How to choose the perfect gift for your child?

Most parents will tell you that their kid has too many toys – so when it comes to birthday and Christmas gifts, how do you choose the right one, without merely adding to the clutter? For a gift that truly stands out – and will stand the test of time – follow our advice.

Consider their age and level of development. First, check the label – most toys come with advice on age appropriateness. Second, use your own judgement. Just because your little one is four doesn’t necessarily mean he’s ready for a balance bike – think about the individual and go from there. And third, think about what materials the toys are made with. We’ve also put together a handy piece on appropriate

Toys by age group.

Think about the child. What do they love to do? Are they into the park, the pool, or heading outdoors generally? Do they love going to the museum or library? Are they obsessed with dinosaurs or superheroes? Think about a gift that could feed their interest.

Consider gifts children can share. Not literally, but gifts that kids can use to play with other kids (or even their families) like board games or puzzles. Again, these will be useful for years, and can help foster a healthy, fun sense of healthy competition for older children.

Remember that toys help kids learn. And often, toys are the primary way that kids learn. Choose toys that both foster creativity and free play, as well as ones that teach more “formal” skills like numeracy and literacy.

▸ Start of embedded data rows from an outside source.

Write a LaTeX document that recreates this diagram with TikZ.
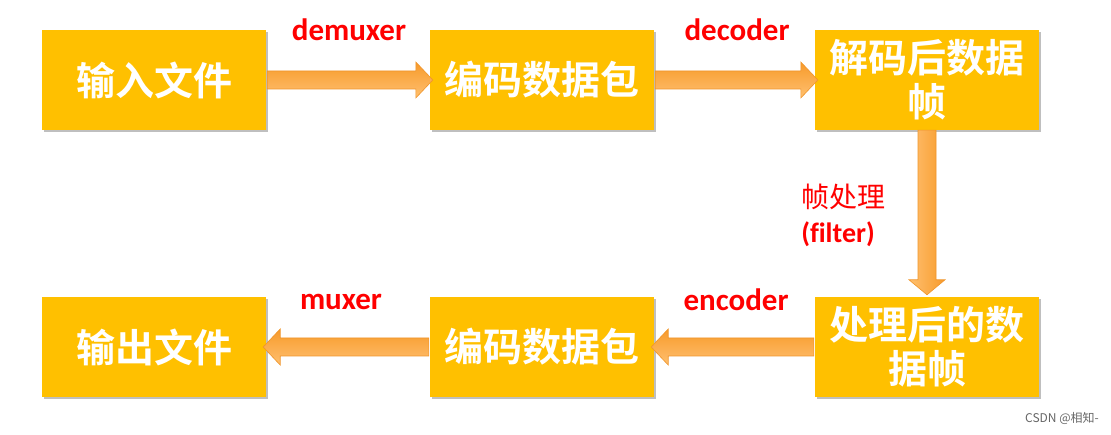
\documentclass[tikz,border=0pt]{standalone}
\usepackage{fontspec}
\newfontfamily\cjk{Noto Sans CJK SC}
\newfontfamily\cjkb{Noto Sans CJK SC Bold}
\newfontfamily\lab[Ligatures=NoCommon]{Carlito}
\usetikzlibrary{calc,shadows}
\definecolor{boxgold}{HTML}{FFC000}
\definecolor{arrdark}{HTML}{F79A2A}
\definecolor{arrlight}{HTML}{FFC070}
\definecolor{arredge}{HTML}{F0952A}
\definecolor{labred}{HTML}{FF0000}
\tikzset{
  box/.style={fill=boxgold, minimum width=224pt, minimum height=100pt, inner sep=0pt,
    text=white, font=\cjkb\fontsize{39}{44}\selectfont, align=center,
    drop shadow={shadow xshift=1.5pt, shadow yshift=-2.5pt, opacity=0.25, fill=black}},
  hlab/.style={text=labred, font=\lab\bfseries\fontsize{31}{34}\selectfont, inner sep=0pt},
  harrow/.style={top color=arrdark, bottom color=arrlight, draw=arredge, line width=0.6pt},
  varrow/.style={left color=arrlight, right color=arrdark, draw=arredge, line width=0.6pt}
}
\begin{document}
\begin{tikzpicture}[x=1pt,y=-1pt]
\useasboundingbox[fill=white] (0,0) rectangle (1111,435);
% boxes
\node[box] (in) at (154,80) {输入文件};
\node[box] (pk1) at (542,80) {编码数据包};
\node[box] (fr1) at (927,80) {解码后数据\\帧};
\node[box] (out) at (154,347) {输出文件};
\node[box] (pk2) at (542,347) {编码数据包};
\node[box] (fr2) at (927,347) {处理后的数\\据帧};
% arrow in -> pk1
\path[harrow] ($(in.east)+(1,-9)$) -- ($(pk1.west)+(-14,-9)$) -- ($(pk1.west)+(-14,-18)$)
  -- ($(pk1.west)+(3,0)$) -- ($(pk1.west)+(-14,18)$) -- ($(pk1.west)+(-14,9)$)
  -- ($(in.east)+(1,9)$) -- cycle;
% arrow pk1 -> fr1
\path[harrow] ($(pk1.east)+(1,-9)$) -- ($(fr1.west)+(-14,-9)$) -- ($(fr1.west)+(-14,-18)$)
  -- ($(fr1.west)+(3,0)$) -- ($(fr1.west)+(-14,18)$) -- ($(fr1.west)+(-14,9)$)
  -- ($(pk1.east)+(1,9)$) -- cycle;
% arrow fr1 -> fr2 (vertical)
\path[varrow] ($(fr1.south)+(-9,0)$) -- ($(fr2.north)+(-9,-17)$) -- ($(fr2.north)+(-18,-17)$)
  -- ($(fr2.north)+(0,-2)$) -- ($(fr2.north)+(18,-17)$) -- ($(fr2.north)+(9,-17)$)
  -- ($(fr1.south)+(9,0)$) -- cycle;
% arrow fr2 -> pk2
\path[harrow] ($(fr2.west)+(-1,-9)$) -- ($(pk2.east)+(14,-9)$) -- ($(pk2.east)+(14,-18)$)
  -- ($(pk2.east)+(-3,0)$) -- ($(pk2.east)+(14,18)$) -- ($(pk2.east)+(14,9)$)
  -- ($(fr2.west)+(-1,9)$) -- cycle;
% arrow pk2 -> out
\path[harrow] ($(pk2.west)+(-1,-9)$) -- ($(out.east)+(14,-9)$) -- ($(out.east)+(14,-18)$)
  -- ($(out.east)+(-3,0)$) -- ($(out.east)+(14,18)$) -- ($(out.east)+(14,9)$)
  -- ($(pk2.west)+(-1,9)$) -- cycle;
% labels
\node[hlab] (l1) at (349,30) {demuxer};
\node[hlab] (l2) at (737,30) {decoder};
\node[hlab] (l3) at (736,300) {encoder};
\node[hlab] (l4) at (341,302) {muxer};
\node[text=labred, font=\cjk\fontsize{28}{30}\selectfont, inner sep=0pt] (l5) at (843,197) {帧处理};
\node[text=labred, font=\lab\bfseries\fontsize{28}{30}\selectfont, inner sep=0pt] (l6) at (838,234) {(filter)};
% watermark
\node[text=black!60, font=\cjk\fontsize{12}{14}\selectfont, inner sep=0pt] (wm) at (1062,418) {CSDN @相知-};
\end{tikzpicture}
\end{document}
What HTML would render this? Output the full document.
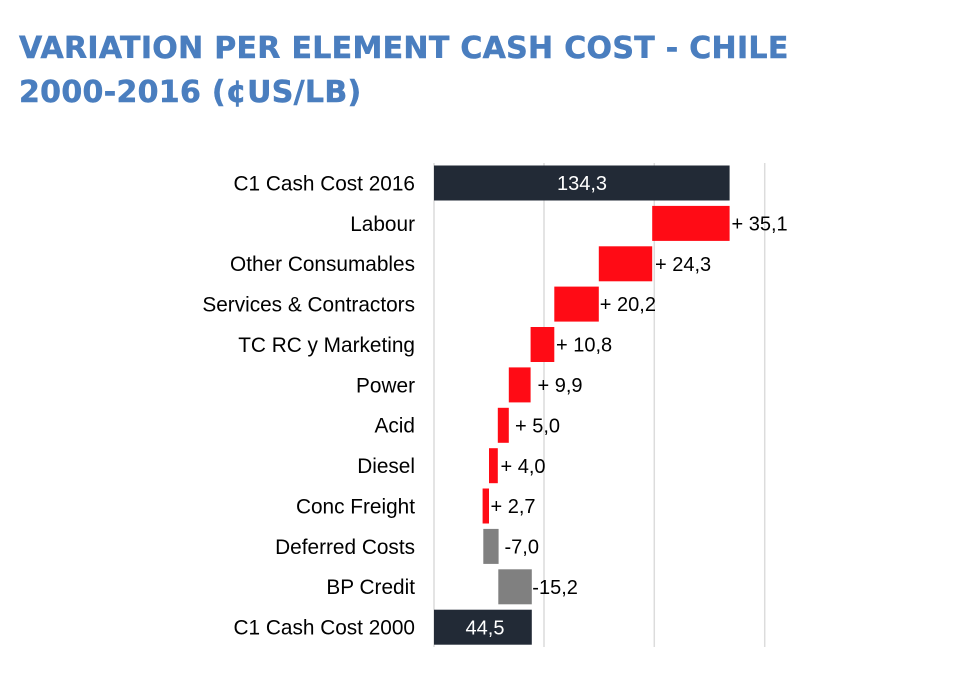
<!DOCTYPE html>
<html>
<head>
<meta charset="utf-8">
<style>
  html,body{margin:0;padding:0;background:#fff;}
  body{width:975px;height:685px;overflow:hidden;position:relative;}
  .title{position:absolute;left:19px;top:27px;font-family:"DejaVu Sans",Verdana,sans-serif;font-weight:bold;font-size:30px;line-height:44px;letter-spacing:0.3px;color:#4a7ebf;-webkit-text-stroke:0.5px #4a7ebf;white-space:nowrap;}
  svg{position:absolute;left:0;top:0;}
  text{font-family:"Liberation Sans",Arial,sans-serif;}
</style>
</head>
<body>
<div class="title">VARIATION PER ELEMENT CASH COST - CHILE<br>2000-2016 (¢US/LB)</div>
<svg width="975" height="685" viewBox="0 0 975 685">
  <!-- gridlines -->
  <g stroke="#dcdcdc" stroke-width="1.5">
    <line x1="434" y1="163" x2="434" y2="647"/>
    <line x1="544" y1="163" x2="544" y2="647"/>
    <line x1="654.3" y1="163" x2="654.3" y2="647"/>
    <line x1="764.7" y1="163" x2="764.7" y2="647"/>
  </g>
  <!-- bars -->
  <rect x="434" y="165.5" width="295.6" height="35" fill="#222a36"/>
  <rect x="652.2" y="205.9" width="77.4" height="35" fill="#ff0b15"/>
  <rect x="598.8" y="246.3" width="53.4" height="35" fill="#ff0b15"/>
  <rect x="554.3" y="286.6" width="44.5" height="35" fill="#ff0b15"/>
  <rect x="530.6" y="327" width="23.7" height="35" fill="#ff0b15"/>
  <rect x="508.8" y="367.4" width="21.8" height="35" fill="#ff0b15"/>
  <rect x="497.8" y="407.8" width="11" height="35" fill="#ff0b15"/>
  <rect x="489" y="448.2" width="8.8" height="35" fill="#ff0b15"/>
  <rect x="482.6" y="488.5" width="6.4" height="35" fill="#ff0b15"/>
  <rect x="483.3" y="528.9" width="15.3" height="35" fill="#808080"/>
  <rect x="498.3" y="569.3" width="33.5" height="35" fill="#808080"/>
  <rect x="434" y="609.7" width="97.8" height="35" fill="#222a36"/>

  <!-- category labels -->
  <g font-size="20.8" fill="#000" text-anchor="end">
    <text x="415" y="190.4">C1 Cash Cost 2016</text>
    <text x="415" y="230.8">Labour</text>
    <text x="415" y="271.2">Other Consumables</text>
    <text x="415" y="311.5">Services &amp; Contractors</text>
    <text x="415" y="351.9">TC RC y Marketing</text>
    <text x="415" y="392.3">Power</text>
    <text x="415" y="432.7">Acid</text>
    <text x="415" y="473.1">Diesel</text>
    <text x="415" y="513.4">Conc Freight</text>
    <text x="415" y="553.8">Deferred Costs</text>
    <text x="415" y="594.2">BP Credit</text>
    <text x="415" y="634.6">C1 Cash Cost 2000</text>
  </g>

  <!-- value labels -->
  <g font-size="20" fill="#000">
    <text x="731.5" y="230.5">+ 35,1</text>
    <text x="655" y="270.9">+ 24,3</text>
    <text x="599.8" y="311.2">+ 20,2</text>
    <text x="556" y="351.6">+ 10,8</text>
    <text x="537.5" y="392">+ 9,9</text>
    <text x="515" y="432.4">+ 5,0</text>
    <text x="500.5" y="472.8">+ 4,0</text>
    <text x="490.5" y="513.1">+ 2,7</text>
    <text x="504.5" y="553.5">-7,0</text>
    <text x="532.3" y="593.9">-15,2</text>
  </g>
  <g font-size="20" fill="#fff" text-anchor="middle">
    <text x="582" y="190.2">134,3</text>
    <text x="485" y="634.4">44,5</text>
  </g>
</svg>
</body>
</html>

Check with the parents. If the gift is for someone else’s tot, check with the parents before buying. The child may already own the item, or the parents may have objections.

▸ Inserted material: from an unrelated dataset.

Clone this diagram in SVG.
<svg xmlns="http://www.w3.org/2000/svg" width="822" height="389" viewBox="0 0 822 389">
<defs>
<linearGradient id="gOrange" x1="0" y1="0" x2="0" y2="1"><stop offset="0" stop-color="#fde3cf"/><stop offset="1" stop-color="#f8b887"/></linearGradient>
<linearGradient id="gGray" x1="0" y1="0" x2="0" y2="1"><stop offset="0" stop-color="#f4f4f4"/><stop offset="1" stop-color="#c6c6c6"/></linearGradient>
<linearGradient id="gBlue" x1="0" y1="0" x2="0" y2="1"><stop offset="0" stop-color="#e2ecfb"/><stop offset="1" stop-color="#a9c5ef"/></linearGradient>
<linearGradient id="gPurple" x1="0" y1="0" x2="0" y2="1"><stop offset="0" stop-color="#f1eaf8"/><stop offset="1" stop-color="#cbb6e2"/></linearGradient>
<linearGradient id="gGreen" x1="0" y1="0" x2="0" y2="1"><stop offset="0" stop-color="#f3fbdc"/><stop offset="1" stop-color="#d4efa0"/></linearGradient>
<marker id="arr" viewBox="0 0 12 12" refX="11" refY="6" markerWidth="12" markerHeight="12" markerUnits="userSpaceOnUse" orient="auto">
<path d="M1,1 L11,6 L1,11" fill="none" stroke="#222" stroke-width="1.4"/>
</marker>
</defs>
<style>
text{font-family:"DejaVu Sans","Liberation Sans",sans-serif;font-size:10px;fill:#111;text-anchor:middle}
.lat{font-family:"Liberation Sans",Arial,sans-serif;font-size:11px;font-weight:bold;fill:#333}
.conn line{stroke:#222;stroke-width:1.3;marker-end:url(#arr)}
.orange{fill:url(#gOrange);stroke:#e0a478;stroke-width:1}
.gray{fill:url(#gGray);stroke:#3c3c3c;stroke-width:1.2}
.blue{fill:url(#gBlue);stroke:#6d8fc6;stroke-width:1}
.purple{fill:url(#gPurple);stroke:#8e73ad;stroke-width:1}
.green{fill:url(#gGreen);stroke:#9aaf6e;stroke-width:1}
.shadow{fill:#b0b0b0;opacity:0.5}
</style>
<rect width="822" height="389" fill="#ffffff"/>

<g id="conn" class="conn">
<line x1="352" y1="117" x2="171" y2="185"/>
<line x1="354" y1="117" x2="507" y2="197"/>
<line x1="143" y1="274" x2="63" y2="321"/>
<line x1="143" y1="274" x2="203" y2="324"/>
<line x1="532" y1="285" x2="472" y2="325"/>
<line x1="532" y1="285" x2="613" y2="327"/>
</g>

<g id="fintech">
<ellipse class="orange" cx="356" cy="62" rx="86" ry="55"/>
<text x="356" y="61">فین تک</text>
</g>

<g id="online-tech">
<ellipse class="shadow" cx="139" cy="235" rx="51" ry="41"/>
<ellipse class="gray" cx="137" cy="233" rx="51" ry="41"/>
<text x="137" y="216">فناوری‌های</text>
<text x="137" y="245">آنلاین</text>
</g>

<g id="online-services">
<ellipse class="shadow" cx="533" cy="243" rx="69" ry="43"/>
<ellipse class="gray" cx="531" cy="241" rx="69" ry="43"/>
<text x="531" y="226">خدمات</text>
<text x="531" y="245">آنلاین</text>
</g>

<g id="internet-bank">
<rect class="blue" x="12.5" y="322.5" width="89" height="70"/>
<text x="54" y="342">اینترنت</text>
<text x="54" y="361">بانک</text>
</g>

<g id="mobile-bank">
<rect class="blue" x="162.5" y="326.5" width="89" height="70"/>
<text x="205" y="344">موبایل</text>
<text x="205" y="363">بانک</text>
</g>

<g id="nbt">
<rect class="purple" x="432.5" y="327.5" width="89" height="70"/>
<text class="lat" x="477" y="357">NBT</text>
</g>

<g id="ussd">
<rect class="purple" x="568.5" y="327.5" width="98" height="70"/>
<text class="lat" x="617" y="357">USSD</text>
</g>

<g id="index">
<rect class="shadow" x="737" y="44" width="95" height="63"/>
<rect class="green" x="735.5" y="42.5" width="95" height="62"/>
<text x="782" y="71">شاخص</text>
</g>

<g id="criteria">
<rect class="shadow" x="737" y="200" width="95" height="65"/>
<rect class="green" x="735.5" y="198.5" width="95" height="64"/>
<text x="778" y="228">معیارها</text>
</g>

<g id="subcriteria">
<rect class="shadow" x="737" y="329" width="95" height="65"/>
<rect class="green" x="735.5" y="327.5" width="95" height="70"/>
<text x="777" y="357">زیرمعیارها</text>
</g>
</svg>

Choose gifts with a long lifespan. In our largely wasteful world, a toy that can be used for years is highly prized. Items like Lego, bikes and blackboards can be used for years and handed down to other children.

Remember safety. As much as possible, choose non-plastic toys made of sustainable materials, free of BPAs, phthalates, PVC or toxic chemicals and dyes.

If in doubt, buy a book. This is a rule we go back to again and again. Books take up very little space, have an infinite shelf life (pun intended) and can be handed down.